◆ Task brief: Transcribe the material exactly. Images do not belong in the copy.

==== Collected data

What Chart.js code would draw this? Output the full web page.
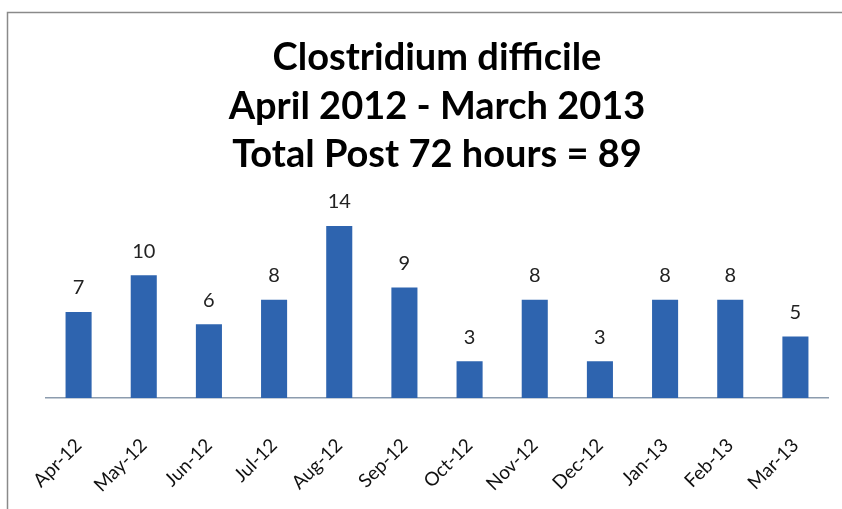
<!DOCTYPE html>
<html>
<head>
<meta charset="utf-8">
<script src="https://cdn.jsdelivr.net/npm/chart.js@4/dist/chart.umd.min.js"></script>
<style>
  html, body { margin: 0; padding: 0; background: #fff; }
  #wrap { position: relative; width: 842px; height: 509px; }
</style>
</head>
<body>
<div id="wrap"><canvas id="c" width="842" height="509"></canvas></div>
<script>
const categories = ["Apr-12","May-12","Jun-12","Jul-12","Aug-12","Sep-12","Oct-12","Nov-12","Dec-12","Jan-13","Feb-13","Mar-13"];
const cases = [7, 10, 6, 8, 14, 9, 3, 8, 3, 8, 8, 5];
const titleLines = ["Clostridium difficile", "April 2012 - March 2013", "Total Post 72 hours = 89"];

const FONT = "Lato, 'Open Sans', sans-serif";

const frame = {
  id: 'frame',
  beforeDraw(chart) {
    const ctx = chart.ctx;
    ctx.save();
    ctx.fillStyle = '#fff';
    ctx.fillRect(0, 0, chart.width, chart.height);
    ctx.strokeStyle = '#8a8a8a';
    ctx.lineWidth = 1.5;
    ctx.beginPath();
    ctx.moveTo(7.5, chart.height);
    ctx.lineTo(7.5, 12.5);
    ctx.lineTo(chart.width, 12.5);
    ctx.stroke();
    ctx.restore();
  }
};

const valueLabels = {
  id: 'valueLabels',
  afterDatasetsDraw(chart) {
    const ctx = chart.ctx;
    const meta = chart.getDatasetMeta(0);
    ctx.save();
    ctx.font = "20px " + FONT;
    ctx.fillStyle = '#222';
    ctx.textAlign = 'center';
    ctx.textBaseline = 'bottom';
    meta.data.forEach((bar, i) => {
      ctx.fillText(String(chart.data.datasets[0].data[i]), bar.x, bar.y - 14);
    });
    ctx.restore();
  }
};

new Chart(document.getElementById('c'), {
  type: 'bar',
  data: {
    labels: categories,
    datasets: [{
      data: cases,
      backgroundColor: '#2e64af',
      borderWidth: 0,
      categoryPercentage: 1.0,
      barPercentage: 0.4
    }]
  },
  options: {
    responsive: false,
    animation: false,
    layout: { padding: { left: 46, right: 14, top: 22, bottom: 0 } },
    plugins: {
      legend: { display: false },
      tooltip: { enabled: false },
      title: {
        display: true,
        text: titleLines,
        color: '#000',
        font: { family: FONT, size: 38, weight: 'bold', lineHeight: 1.276 },
        padding: { top: 12, bottom: 22 }
      }
    },
    scales: {
      x: {
        grid: { display: false, drawTicks: false },
        border: { display: true, color: '#8c9cae', width: 1.5 },
        ticks: {
          color: '#111',
          font: { family: FONT, size: 19 },
          minRotation: 45,
          maxRotation: 45,
          padding: 36,
          autoSkip: false
        },
        afterFit(scale) {
          scale.height = 111;
          scale.paddingLeft = 0;
          scale.paddingRight = 0;
        }
      },
      y: {
        display: false,
        min: 0,
        max: 16
      }
    }
  },
  plugins: [frame, valueLabels]
});
</script>
</body>
</html>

========

◆ Output:
What Chart.js code would draw this? Output the full web page.
<!DOCTYPE html>
<html>
<head>
<meta charset="utf-8">
<script src="https://cdn.jsdelivr.net/npm/chart.js@4/dist/chart.umd.min.js"></script>
<style>
  html, body { margin: 0; padding: 0; background: #fff; }
  #wrap { position: relative; width: 842px; height: 509px; }
</style>
</head>
<body>
<div id="wrap"><canvas id="c" width="842" height="509"></canvas></div>
<script>
const categories = ["Apr-12","May-12","Jun-12","Jul-12","Aug-12","Sep-12","Oct-12","Nov-12","Dec-12","Jan-13","Feb-13","Mar-13"];
const cases = [7, 10, 6, 8, 14, 9, 3, 8, 3, 8, 8, 5];
const titleLines = ["Clostridium difficile", "April 2012 - March 2013", "Total Post 72 hours = 89"];

const FONT = "Lato, 'Open Sans', sans-serif";

const frame = {
  id: 'frame',
  beforeDraw(chart) {
    const ctx = chart.ctx;
    ctx.save();
    ctx.fillStyle = '#fff';
    ctx.fillRect(0, 0, chart.width, chart.height);
    ctx.strokeStyle = '#8a8a8a';
    ctx.lineWidth = 1.5;
    ctx.beginPath();
    ctx.moveTo(7.5, chart.height);
    ctx.lineTo(7.5, 12.5);
    ctx.lineTo(chart.width, 12.5);
    ctx.stroke();
    ctx.restore();
  }
};

const valueLabels = {
  id: 'valueLabels',
  afterDatasetsDraw(chart) {
    const ctx = chart.ctx;
    const meta = chart.getDatasetMeta(0);
    ctx.save();
    ctx.font = "20px " + FONT;
    ctx.fillStyle = '#222';
    ctx.textAlign = 'center';
    ctx.textBaseline = 'bottom';
    meta.data.forEach((bar, i) => {
      ctx.fillText(String(chart.data.datasets[0].data[i]), bar.x, bar.y - 14);
    });
    ctx.restore();
  }
};

new Chart(document.getElementById('c'), {
  type: 'bar',
  data: {
    labels: categories,
    datasets: [{
      data: cases,
      backgroundColor: '#2e64af',
      borderWidth: 0,
      categoryPercentage: 1.0,
      barPercentage: 0.4
    }]
  },
  options: {
    responsive: false,
    animation: false,
    layout: { padding: { left: 46, right: 14, top: 22, bottom: 0 } },
    plugins: {
      legend: { display: false },
      tooltip: { enabled: false },
      title: {
        display: true,
        text: titleLines,
        color: '#000',
        font: { family: FONT, size: 38, weight: 'bold', lineHeight: 1.276 },
        padding: { top: 12, bottom: 22 }
      }
    },
    scales: {
      x: {
        grid: { display: false, drawTicks: false },
        border: { display: true, color: '#8c9cae', width: 1.5 },
        ticks: {
          color: '#111',
          font: { family: FONT, size: 19 },
          minRotation: 45,
          maxRotation: 45,
          padding: 36,
          autoSkip: false
        },
        afterFit(scale) {
          scale.height = 111;
          scale.paddingLeft = 0;
          scale.paddingRight = 0;
        }
      },
      y: {
        display: false,
        min: 0,
        max: 16
      }
    }
  },
  plugins: [frame, valueLabels]
});
</script>
</body>
</html>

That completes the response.